I don’t think that [research data management support and the researcher profiles system] would have been successful as library-only initiatives. . . It’s been absolutely critical that they were backed by the [office of research] because I think that’s also helped keep it to be more of a campus-wide perspective.

As an OCLC Research report, our primary audience is libraries. However, our report is intended for a much broader audience, as a roadmap for acquainting a variety of campus stakeholders with each other. Understanding the growing necessity of enterprise-wide social interoperability in research support is also of interest to publishers and platform providers. And the best practices and advice synthesized from a number of interview informants in key research support areas on how to optimize social interoperability is relevant to all.

I believe the need for increased cross-campus social interoperability will be amplified due to the pandemic and its longer-term effects. The days of individual campus units “going it alone” are numbered — instead, we need to work together across our silos, more than ever before.

We all need to better understand each other if we are going to cooperate.

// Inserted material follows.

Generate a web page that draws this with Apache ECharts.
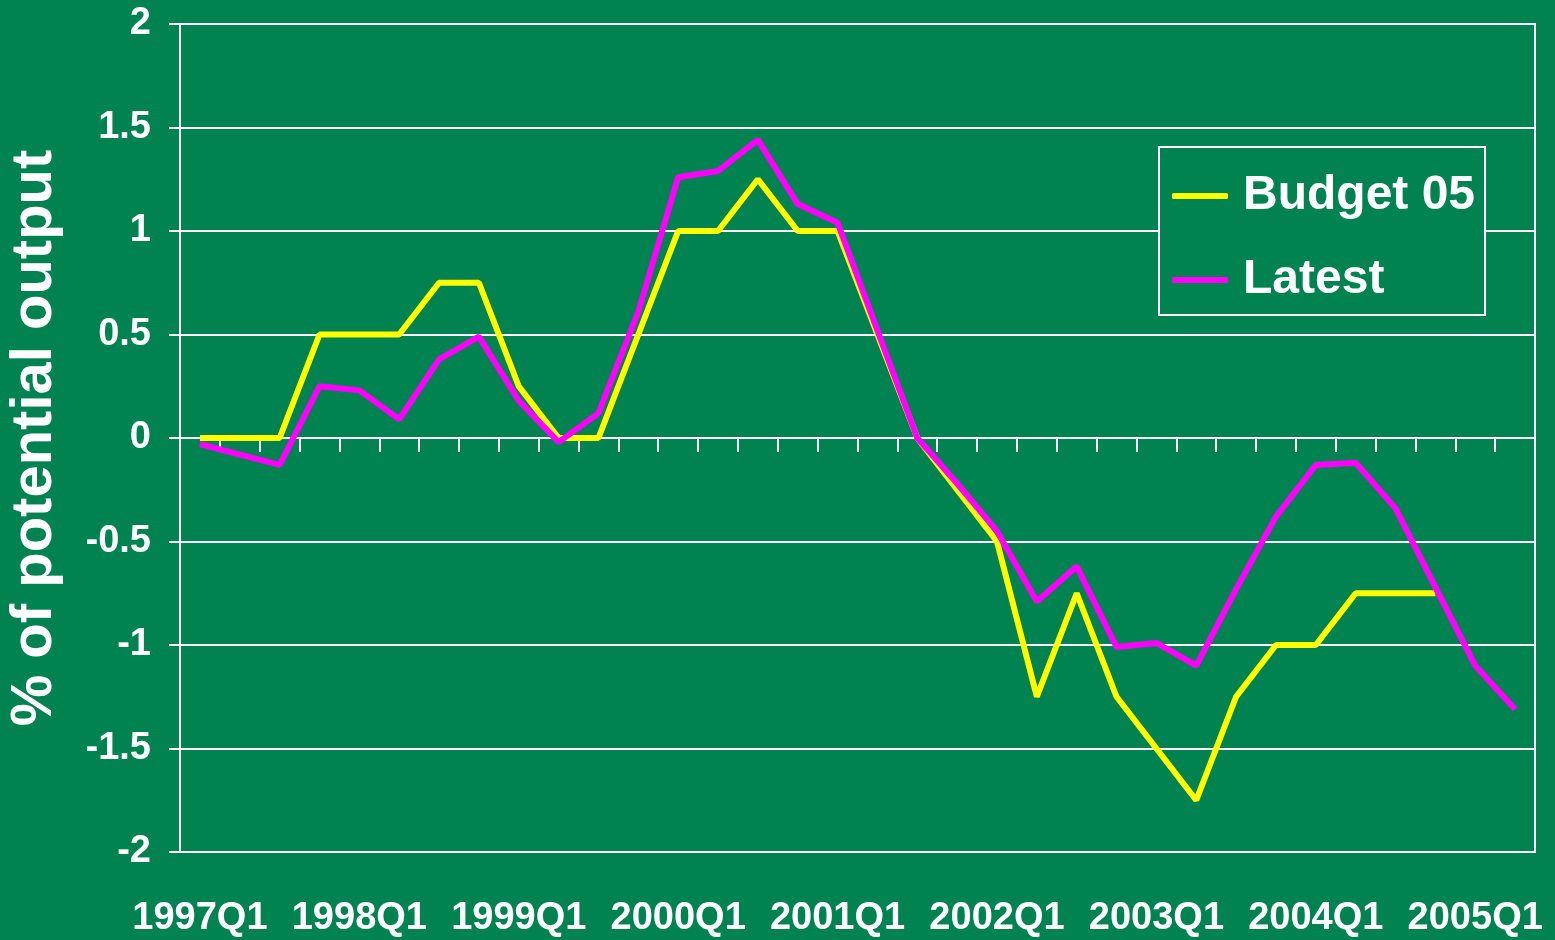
<!DOCTYPE html>
<html>
<head>
    <meta charset="UTF-8">
    <title>Output gap</title>
    <script src="https://cdn.jsdelivr.net/npm/echarts@6/dist/echarts.min.js"></script>
    <style>
        html, body { margin: 0; padding: 0; background: #008351; }
        #main { width: 1555px; height: 940px; }
    </style>
</head>
<body>
    <div id="main"></div>
    <script type="text/javascript">
        // quarters 1997Q1 .. 2005Q2
        var quarters = [];
        for (var y = 1997; y <= 2005; y++) {
            for (var q = 1; q <= 4; q++) {
                if (y === 2005 && q > 2) break;
                quarters.push(y + 'Q' + q);
            }
        }

        var budget05 = [0, 0, 0, 0.5, 0.5, 0.5, 0.75, 0.75, 0.25, 0, 0, 0.5,
            1, 1, 1.25, 1, 1, 0.5, 0, -0.25, -0.5, -1.25, -0.75, -1.25,
            -1.5, -1.75, -1.25, -1, -1, -0.75, -0.75, -0.75, null, null];

        var latest = [-0.03, -0.08, -0.13, 0.25, 0.23, 0.09, 0.38, 0.49, 0.18, -0.02, 0.12, 0.61,
            1.26, 1.29, 1.44, 1.13, 1.04, 0.52, 0, -0.22, -0.45, -0.79, -0.62, -1.01,
            -0.99, -1.1, -0.73, -0.38, -0.13, -0.12, -0.34, -0.72, -1.1, -1.31];

        var seriesNames = ['Budget 05', 'Latest'];
        var white = '#ffffff';
        var font = "'Liberation Sans', Arial, sans-serif";

        var myChart = echarts.init(document.getElementById('main'));

        var option = {
            backgroundColor: '#008351',
            animation: false,
            grid: {
                left: 180,
                right: 20,
                top: 24,
                bottom: 88,
                outerBoundsMode: 'none',
                containLabel: false,
                show: true,
                backgroundColor: 'transparent',
                borderColor: white,
                borderWidth: 2
            },
            legend: {
                data: seriesNames,
                orient: 'vertical',
                left: 1159,
                top: 147,
                icon: 'roundRect',
                backgroundColor: '#008351',
                borderColor: white,
                borderWidth: 2,
                borderRadius: 0,
                padding: [18, 10, 4, 13],
                itemWidth: 56,
                itemHeight: 6,
                itemGap: 22,
                textStyle: {
                    color: white,
                    fontFamily: font,
                    fontWeight: 'bold',
                    fontSize: 48,
                    lineHeight: 62,
                    padding: [0, 0, 0, 10]
                }
            },
            xAxis: [{
                type: 'category',
                data: quarters,
                position: 'bottom',
                boundaryGap: true,
                axisLine: { show: false, onZero: false },
                axisTick: { show: false },
                splitLine: { show: false },
                axisLabel: {
                    interval: 3,
                    color: white,
                    fontFamily: font,
                    fontWeight: 'bold',
                    fontSize: 38,
                    margin: 48
                }
            }, {
                // the axis that sits on zero, with ticks and no labels
                type: 'category',
                data: quarters,
                position: 'top',
                boundaryGap: true,
                axisLine: { show: true, onZero: true, onZeroAxisIndex: 0, lineStyle: { color: white, width: 2 } },
                axisTick: { show: true, inside: true, interval: 0, length: 14, lineStyle: { color: white, width: 2 } },
                axisLabel: { show: false },
                splitLine: { show: false }
            }],
            yAxis: {
                type: 'value',
                min: -2,
                max: 2,
                interval: 0.5,
                name: '% of potential output',
                nameLocation: 'middle',
                nameGap: 116,
                nameTextStyle: {
                    color: white,
                    fontFamily: font,
                    fontWeight: 'bold',
                    fontSize: 58
                },
                axisLine: { show: true, lineStyle: { color: white, width: 2 } },
                axisTick: { show: true, length: 11, lineStyle: { color: white, width: 2 } },
                splitLine: { show: true, lineStyle: { color: white, width: 2 } },
                axisLabel: {
                    color: white,
                    fontFamily: font,
                    fontWeight: 'bold',
                    fontSize: 38,
                    margin: 29
                }
            },
            series: [{
                name: seriesNames[0],
                type: 'line',
                data: budget05,
                symbol: 'none',
                color: '#ffff00',
                lineStyle: { color: '#ffff00', width: 6 }
            }, {
                name: seriesNames[1],
                type: 'line',
                data: latest,
                symbol: 'none',
                color: '#ff00ff',
                lineStyle: { color: '#ff00ff', width: 6 }
            }]
        };
        myChart.setOption(option);
    </script>
</body>
</html>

Author acknowledgements: Thanks to my report co-authors Annette Dortmund and Brian Lavoie as well as Scholarly Kitchen Chef Lettie Conrad who provided suggestions that improved this blog post. This post is an expanded version of an article that appeared on the OCLC Research blog entitled, “Why is intra-campus collaboration so hard?!

Rebecca Bryant

Rebecca Bryant, PhD, is Senior Program Officer with OCLC. She previously served as Assistant Dean in the University of Illinois Graduate College and Director of Community at ORCID. Her research interests include research information management (RIM), persistent identifiers, and institutional scholarly communication practices.

Discussion

1 Thought on "Guest Post — Research Support is an Enterprise Activity"

I love your definition of ‘social interoperability’, Rebecca. It nicely explains many of the key reasons why new technology can be so difficult to implement across complex organizations. A lot of challenges I see in upgrading technology-driven solutions within larger publishers and their institutional customers fall into this area. Thanks for sharing.